Eventually after three days of drying in the sun, the groundnut was finally dry enough to be stored. In the process the groundnut shells that were either empty from inside or had small nuts, shrivelled up completely and I could separate them. So in the end we had only about thirty kilograms of good groundnut after all this effort. If my initial two days of labour only are counted along with that of the farm hands we hired then the total cost of taking out the groundnuts from the farm at Rs 200 per day per worker was Rs 1200. Whereas the wholesale price of groundnuts in the market that farmers are getting is only Rs 30 per kilogram and so the return in the market for the 30 kilograms would be Rs 900. If we add the cost of preparing the soil and sowing the groundnut, weeding it and the post harvest operations that I did to ensure that the groundnuts didn't rot, then the loss is even more. This is why farmers cannot afford to pay the minimum wage to farm labourers and pay only about Rs 100 to Rs 120 in our area and themselves get even less.
In the case of our groundnuts, the productivity was low due to a variety of reasons. In between the rains had stopped in the month of August just when the groundnuts were filling up with seed. So there were many groundnuts that shrivelled up in the ground itself and many others did not fill up with seed and shrivelled up later when they were sun dried. Before this in July it had rained heavily and led to excessive growth of the plant and less of the groundnuts on the roots.
This brings us face to face with the stark reality of the unfavourable economics of small holder farming which is exposed to the vagaries of nature. The statutory minimum wage for agriculture in Madhya Pradesh is itself low at about Rs 192 per day but even that is too much for the farmer to pay to hired farm hands and so the actual wage rate is only Rs 120 and the small holder farmer also gets that much for his own labour. In most cases the farmer does not have adequate resources to prevent post harvest decay of the crop and so there is sometimes a substantial loss on that count also. All in all the farmer remains trapped in a vicious circle of low production, low income, malnutrition and low investment in agriculture.

4 comments:

zenrainman said...

What would you think is the way out of this desperate situation ? Can small holder farmers ever be economically productive to manage a livelihood ? Is migration the only answer ? Are there cases of small holder farmers doing reasonably well in your area ?

Rahul Banerjee said...

Vishwanath this is a difficult situation and frankly I have no solution at present. Ever since capitalist industrialisation started in England in the eighteenth century small holder farming has been devastated and people have moved to cities and towns and this process is still continuing in the third world countries which came to the table of industrial development later. This process is inexorable under capitalism. There are anarchist alternatives but as long as capitalism rules the roost I don't see how those alternatives can be implemented.

Chandra Vikash said...

Rahul da, you have already spelt out the solution. We need to create localised economies where grains are the currency. There may be a painful, messy transition simply b'coz of the pathological addiction of some of us of the capitalist extortion and exploitation of the small producer's resources to suit our selfish interests. But this seems inevitable within next 2 generations.
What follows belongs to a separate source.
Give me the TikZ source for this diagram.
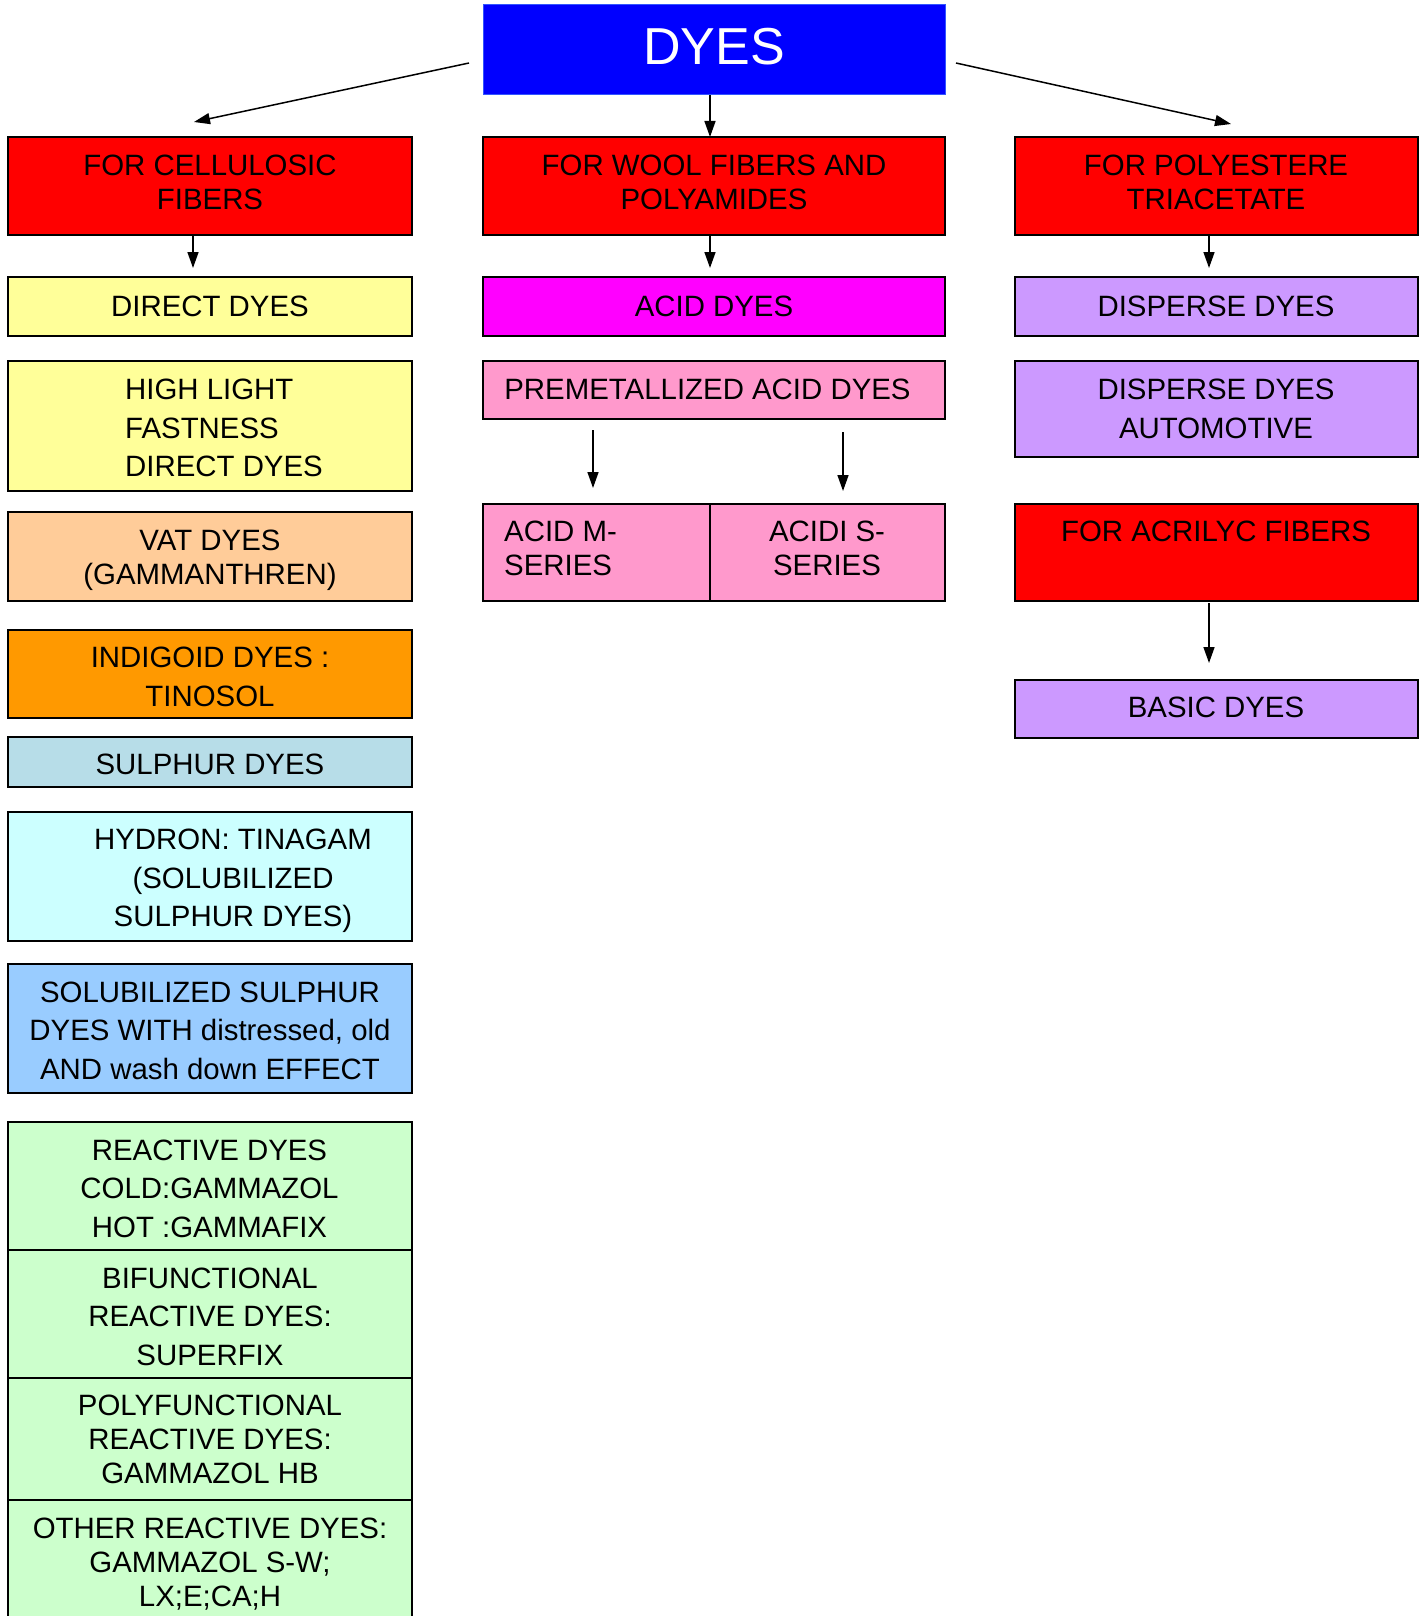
\documentclass[tikz,border=0pt]{standalone}
\usepackage{fontspec}
\setmainfont{Liberation Sans}
\usetikzlibrary{arrows.meta}
\definecolor{cBlue}{HTML}{0000FF}
\definecolor{cBlueLine}{HTML}{3355FF}
\definecolor{cRed}{HTML}{FF0000}
\definecolor{cYellow}{HTML}{FFFF99}
\definecolor{cMagenta}{HTML}{FF00FF}
\definecolor{cViolet}{HTML}{CC99FF}
\definecolor{cPink}{HTML}{FF99CC}
\definecolor{cPeach}{HTML}{FFCC99}
\definecolor{cOrange}{HTML}{FF9900}
\definecolor{cSulph}{HTML}{B7DDE8}
\definecolor{cCyan}{HTML}{CCFFFF}
\definecolor{cSky}{HTML}{99CCFF}
\definecolor{cGreen}{HTML}{CCFFCC}
\tikzset{
  box/.style={draw=black, line width=1.8pt, anchor=north west, inner sep=0pt, outer sep=0pt},
  txtw/.style={anchor=north, inner sep=0pt, align=center, font=\fontsize{29.4}{38.5}\selectfont},
  txtn/.style={anchor=north, inner sep=0pt, align=center, font=\fontsize{29.4}{34}\selectfont},
  arr/.style={line width=1.5pt, -{Triangle[length=16pt,width=11pt]}},
}
\begin{document}
\begin{tikzpicture}[x=1pt,y=-1pt]
\useasboundingbox (0,0) rectangle (1427,1616);
\clip (0,0) rectangle (1427,1616);
% boxes
\node[box, draw=cBlueLine, line width=1pt, fill=cBlue, minimum width=462pt, minimum height=90pt] (dyes) at (483,5) {};
\node[box, fill=cRed, minimum width=404pt, minimum height=98pt] (cell) at (8,137) {};
\node[box, fill=cRed, minimum width=462pt, minimum height=98pt] (wool) at (483,137) {};
\node[box, fill=cRed, minimum width=403pt, minimum height=98pt] (poly) at (1015,137) {};
\node[box, fill=cYellow, minimum width=404pt, minimum height=59pt] (direct) at (8,277) {};
\node[box, fill=cMagenta, minimum width=462pt, minimum height=59pt] (acid) at (483,277) {};
\node[box, fill=cViolet, minimum width=403pt, minimum height=59pt] (disp) at (1015,277) {};
\node[box, fill=cYellow, minimum width=404pt, minimum height=130pt] (high) at (8,361) {};
\node[box, fill=cPink, minimum width=462pt, minimum height=58pt] (premet) at (483,361) {};
\node[box, fill=cViolet, minimum width=403pt, minimum height=96pt] (dispauto) at (1015,361) {};
\node[box, fill=cPeach, minimum width=404pt, minimum height=89pt] (vat) at (8,512) {};
\node[box, fill=cPink, minimum width=227pt, minimum height=97pt] (acidm) at (483,504) {};
\node[box, fill=cPink, minimum width=235pt, minimum height=97pt] (acids) at (710,504) {};
\node[box, fill=cRed, minimum width=403pt, minimum height=97pt] (acryl) at (1015,504) {};
\node[box, fill=cOrange, minimum width=404pt, minimum height=88pt] (indigo) at (8,630) {};
\node[box, fill=cSulph, minimum width=404pt, minimum height=50pt] (sulph) at (8,737) {};
\node[box, fill=cViolet, minimum width=403pt, minimum height=58pt] (basic) at (1015,680) {};
\node[box, fill=cCyan, minimum width=404pt, minimum height=129pt] (hydron) at (8,812) {};
\node[box, fill=cSky, minimum width=404pt, minimum height=129pt] (solub) at (8,964) {};
\node[box, fill=cGreen, minimum width=404pt, minimum height=128pt] (react) at (8,1122) {};
\node[box, fill=cGreen, minimum width=404pt, minimum height=128pt] (bifun) at (8,1250) {};
\node[box, fill=cGreen, minimum width=404pt, minimum height=122pt] (polyf) at (8,1378) {};
\node[box, fill=cGreen, minimum width=404pt, minimum height=140pt] (other) at (8,1500) {};
% texts
\node[anchor=north, inner sep=0pt, text=white, font=\fontsize{52}{60}\selectfont] (tdyes) at (714,28) {DYES};
\node[txtn] (tcell) at (210,155) {FOR CELLULOSIC\\FIBERS};
\node[txtn] (twool) at (714,155) {FOR WOOL FIBERS AND\\POLYAMIDES};
\node[txtn] (tpoly) at (1216,155) {FOR POLYESTERE\\TRIACETATE};
\node[txtn] (tdirect) at (210,295.5) {DIRECT DYES};
\node[txtn] (tacid) at (714,295.5) {ACID DYES};
\node[txtn] (tdisp) at (1216,295.5) {DISPERSE DYES};
\node[txtw, anchor=north west, align=left] (thigh) at (125,379) {HIGH LIGHT\\FASTNESS\\DIRECT DYES};
\node[txtn] (tpremet) at (707.5,379) {PREMETALLIZED ACID DYES};
\node[txtw] (tdispauto) at (1216,379) {DISPERSE DYES\\AUTOMOTIVE};
\node[txtn] (tvat) at (210,529.5) {VAT DYES\\(GAMMANTHREN)};
\node[txtn, anchor=north west, align=left] (tacidm) at (504,521) {ACID M-\\SERIES};
\node[txtn] (tacids) at (827,521) {ACIDI S-\\SERIES};
\node[txtn] (tacryl) at (1216,521) {FOR ACRILYC FIBERS};
\node[txtw] (tindigo) at (210,647) {INDIGOID DYES :\\TINOSOL};
\node[txtn] (tsulph) at (210,754) {SULPHUR DYES};
\node[txtn] (tbasic) at (1216,697) {BASIC DYES};
\node[txtw] (thydron) at (233,829) {HYDRON: TINAGAM\\(SOLUBILIZED\\SULPHUR DYES)};
\node[txtw] (tsolub) at (210,981.5) {SOLUBILIZED SULPHUR\\DYES WITH distressed, old\\AND wash down EFFECT};
\node[txtw] (treact) at (209.5,1139.5) {REACTIVE DYES\\COLD:GAMMAZOL\\HOT :GAMMAFIX};
\node[txtw] (tbifun) at (210,1267.5) {BIFUNCTIONAL\\REACTIVE DYES:\\SUPERFIX};
\node[txtn] (tpolyf) at (210,1395) {POLYFUNCTIONAL\\REACTIVE DYES:\\GAMMAZOL HB};
\node[txtn] (tother) at (210,1517.5) {OTHER REACTIVE DYES:\\GAMMAZOL S-W;\\LX;E;CA;H};
% connector coordinates
\coordinate (aL1) at (469,63);
\coordinate (aL2) at (194,122);
\coordinate (aR1) at (956,63);
\coordinate (aR2) at (1231,124);
\coordinate (xm) at (710,0);
\coordinate (xl) at (193,0);
\coordinate (xr) at (1209,0);
\coordinate (p1a) at (593,430);
\coordinate (p1b) at (593,488);
\coordinate (p2a) at (843,432);
\coordinate (p2b) at (843,491);
\coordinate (r1a) at (1209,603);
\coordinate (r1b) at (1209,663);
\coordinate (l2) at (193,268);
\coordinate (m2) at (710,268);
\coordinate (r2) at (1209,268);
% connectors
\draw[arr] (aL1) -- (aL2);
\draw[arr] (aR1) -- (aR2);
\draw[arr] (dyes.south -| xm) -- (wool.north -| xm);
\draw[arr] (cell.south -| xl) -- (l2);
\draw[arr] (wool.south -| xm) -- (m2);
\draw[arr] (poly.south -| xr) -- (r2);
\draw[arr] (p1a) -- (p1b);
\draw[arr] (p2a) -- (p2b);
\draw[arr] (r1a) -- (r1b);
\end{tikzpicture}
\end{document}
This will give way to consensus (sarva sammati) based localised panchayats, as it has been for thousands of years of panchayati raj before merely 266 years of mindless industrialism.


It's a travesty to call this as anarchy, which again is cast in the same western lexicon.

Rahul Banerjee said...

anarchism and anarchy are not the same thing!! anarchism, which basically speaks of small decentralised communities with minimal differences working through consensus to live in harmony with nature, happens to be an indian tradition in fact pre-dating western thought and action.